What was it about conditions in San Francisco in particular that bore on the group? John Dwyer’s press release by-way-of misty-eyed recollection pegs Deep Throats as a piece of the city’s initial allure for him; what do you make of that in hindsight?
Chris Johanson: When John moved there it was still a cheap city. A place where freaks could go and repair their wings. A place for blossoming. A place you could space out and barely have a job. That is almost completely gone. People say it’s always hard and talking about being nostalgic. But I always think there is something cool happening. And it’s not happening there or NYC anymore because capitalism has killed those cities. Those places are off limits to free people unless you have rent control or figured out a building. The reason I am excited by hearing these recordings is that it’s an artifact from people that I felt were freaks from a space that this could happen. There are many nice places where this is happening now and that’s great. It’s just not happening in yuppy pastel vanilla type A competition survival of the fittest San Francisco.
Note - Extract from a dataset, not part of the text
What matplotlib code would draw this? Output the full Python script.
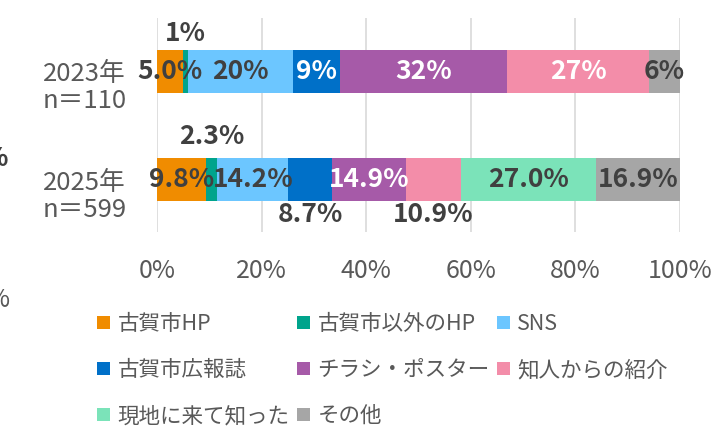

And just let it be known that When John moved to town he turned me on to the new wave of post hardcore art damage that was happening in providence when we were painting houses together. [John Dwyer’s pre-Oh Sees band] Pink and Brown was a fantastic blend of terrifying and hilarious. Those were volatile shows. Deep Throats played one time with [another one of John Dwyer’s pre-Oh Sees bands,] Coachwhips at Kimos with BARR it was a rad show. Fantastic gay bar scene.
Sugar Fixx: The city was cheap back then. So roving misfits settled here. Itinerant dandies and divas took a liking to us. We showed love and no one was ever turned away for lack of funds/glamour. My huge Mexican family was at many shows. The kids even sang backups on the record. I didn’t even know how to play wen I began playing with the Deep Throats. But I learned.